A organização lamenta que, desde a entrada em vigor do 'decreto Piantedosi', o Geo Barents tenha passado "metade do ano a navegar de e para portos distantes, em vez de prestar assistência a pessoas em perigo", apontando a título de exemplo o sucedido em junho de 2023, quando as autoridades italianas ordenaram que o navio humanitário, "que pode acolher até 600 pessoas a bordo, se dirigisse a La Spezia, a mais de 1.000 quilómetros de distância, para desembarcar 13 sobreviventes, apesar de existirem portos muito mais próximos".
"Em vez de utilizar a capacidade de salvamento dos navios humanitários, as autoridades italianas prejudicaram as suas operações. As leis e políticas italianas exprimem um verdadeiro desrespeito pela vida das pessoas que atravessam o Mediterrâneo", lamenta, em conclusão, a coordenadora do projeto da MSF, Margot Bernard.
Desde 2023 que as diversas ONG que operam no Mediterrâneo denunciam o que classificam como "uma política de guerra" que lhes é dirigida pelo atual executivo italiano, chefiado por Giorgia Meloni, que acusam de restringir o acesso humanitário no Mediterrâneo Central, considerada a rota migratória mais perigosa do mundo.

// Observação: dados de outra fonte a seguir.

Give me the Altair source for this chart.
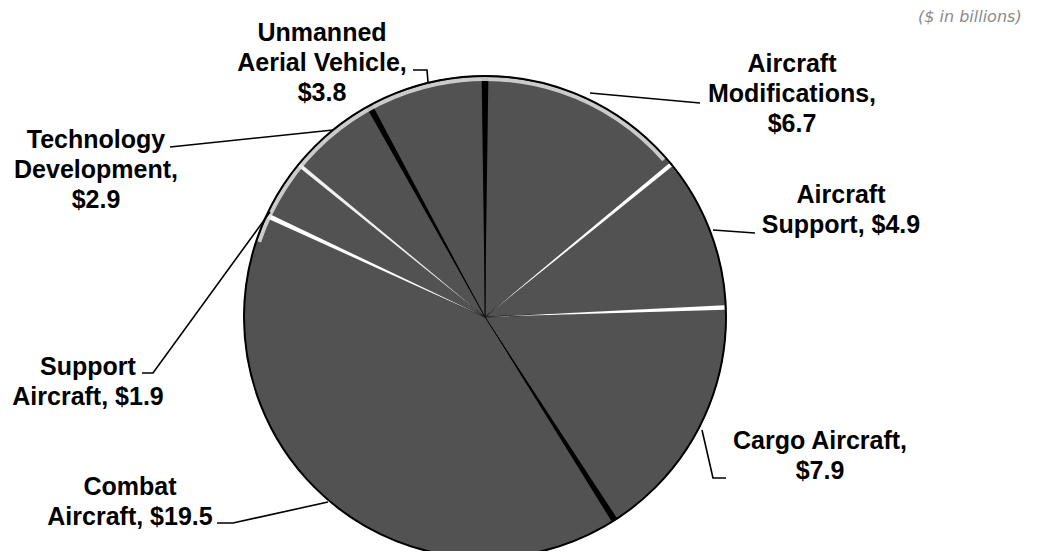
import math
import altair as alt
import pandas as pd

# ---- data ----
categories = ["Aircraft Modifications", "Aircraft Support", "Cargo Aircraft",
              "Combat Aircraft", "Support Aircraft", "Technology Development",
              "Unmanned Aerial Vehicle"]
values = [6.7, 4.9, 7.9, 19.5, 1.9, 2.9, 3.8]
label_lines = [
    ["Aircraft", "Modifications,", "$6.7"],
    ["Aircraft", "Support, $4.9"],
    ["Cargo Aircraft,", "$7.9"],
    ["Combat", "Aircraft, $19.5"],
    ["Support", "Aircraft, $1.9"],
    ["Technology", "Development,", "$2.9"],
    ["Unmanned", "Aerial Vehicle,", "$3.8"],
]
unit_note = "($ in billions)"

# ---- layout / style (kept separate from the data) ----
W, H = 1033, 543
CX, CY, R = 477, 309, 241          # pie centre / radius in chart pixels
label_anchor = [(792, 64), (841, 195), (820, 441), (130, 487),
                (88, 367), (96, 140), (322, 33)]   # screen px, first line
line_gap = 30
leaders = [
    [(700, 103), (590, 93)],
    [(755, 233), (713, 230)],
    [(726, 478), (713, 478), (702, 430)],
    [(217, 523), (233, 523), (328, 502)],
    [(142, 373), (153, 373), (270, 212)],
    [(170, 147), (333, 130)],
    [(413, 70), (427, 70), (428, 82)],
]
edge_colour = ["#000000", "#ffffff", "#ffffff", "#000000", "#ffffff", "#f0f0f0", "#000000"]
edge_half = [0.014, 0.009, 0.009, 0.013, 0.010, 0.008, 0.013]
FONT = "Liberation Sans"

# ---- tables ----
pie_df = pd.DataFrame({"category": categories, "value": values,
                       "idx": list(range(len(values))), "edge": edge_colour,
                       "half": edge_half})

txt_rows = []
for i, lines in enumerate(label_lines):
    ax, ay = label_anchor[i]
    for j, t in enumerate(lines):
        txt_rows.append({"text": t, "x": ax, "y": ay + j * line_gap})
txt_df = pd.DataFrame(txt_rows)

lead_rows = []
for i, pts in enumerate(leaders):
    for k, (px, py) in enumerate(pts):
        lead_rows.append({"id": i, "k": k, "x": px, "y": py})
lead_df = pd.DataFrame(lead_rows)

xs = alt.Scale(domain=[8, 8 + W], nice=False, zero=False)
ys = alt.Scale(domain=[8 + H, 8], nice=False, zero=False)

base_pie = alt.Chart(pie_df)

slices = base_pie.mark_arc(stroke="#111111", strokeWidth=1).encode(
    theta=alt.Theta("value:Q", stack=True),
    order=alt.Order("idx:Q"),
    x=alt.value(CX), y=alt.value(CY), radius=alt.value(R),
    color=alt.value("#525252"),
)

edges = base_pie.transform_joinaggregate(
    total="sum(value)"
).transform_window(
    cum="sum(value)", sort=[alt.SortField("idx")]
).transform_calculate(
    a0="(datum.cum - datum.value) / datum.total * 2 * PI - datum.half + 2 * PI",
    a1="(datum.cum - datum.value) / datum.total * 2 * PI + datum.half + 2 * PI",
).mark_arc().encode(
    theta=alt.Theta("a0:Q", scale=None),
    theta2="a1:Q",
    x=alt.value(CX), y=alt.value(CY), radius=alt.value(R - 1),
    color=alt.Color("edge:N", scale=None),
)

one = alt.Chart(pd.DataFrame({"k": [0]}))
rim_light = one.mark_arc(theta=2 * math.pi - 1.25, theta2=2 * math.pi + 0.85,
                         radius=R - 1, radius2=R - 5,
                         fill="#e0e0e0", fillOpacity=0.85).encode(
    x=alt.value(CX), y=alt.value(CY))
outline = one.mark_arc(theta=0, theta2=2 * math.pi, radius=R, fillOpacity=0,
                       stroke="#000000", strokeWidth=2).encode(
    x=alt.value(CX), y=alt.value(CY))

lines = alt.Chart(lead_df).mark_line(color="#000000", strokeWidth=1.6).encode(
    x=alt.X("x:Q", scale=xs, axis=None),
    y=alt.Y("y:Q", scale=ys, axis=None),
    detail="id:N",
    order="k:Q",
)

labels = alt.Chart(txt_df).mark_text(font=FONT, fontSize=25, fontWeight="bold",
                                     color="#000000", align="center",
                                     baseline="middle").encode(
    x=alt.X("x:Q", scale=xs, axis=None),
    y=alt.Y("y:Q", scale=ys, axis=None),
    text="text:N",
)

note = alt.Chart(pd.DataFrame({"text": [unit_note], "x": [918], "y": [17]})).mark_text(
    font="DejaVu Sans", fontSize=16, fontStyle="italic", color="#8a8a8a",
    align="left", baseline="middle").encode(
    x=alt.X("x:Q", scale=xs, axis=None),
    y=alt.Y("y:Q", scale=ys, axis=None),
    text="text:N",
)

chart = alt.layer(slices, edges, rim_light, outline, lines, labels, note).properties(
    width=W, height=H,
    autosize=alt.AutoSizeParams(type="none"),
    padding=0,
    background="#ffffff",
).configure_view(stroke=None)

chart.save("out.html", embed_options={"renderer": "svg", "actions": False})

O combate à imigração ilegal é uma das 'bandeiras' da atual coligação governamental composta pelos partidos Irmãos de Itália, de Meloni, Liga, de Matteo Salvini, e Força Itália, liderado por Antonio Tajani.
O executivo celebrou um controverso acordo com a Albânia para a abertura naquele país dos Balcãs Ocidentais de dois centros de detenção para migrantes chegados irregularmente a território italiano, com o objetivo de aliviar a pressão sobre o sistema de acolhimento italiano e facilitar e acelerar repatriamentos, mas que permanecem vazios, devido a decisões de tribunais italianos, muito contestadas pelo governo de direita e extrema-direita.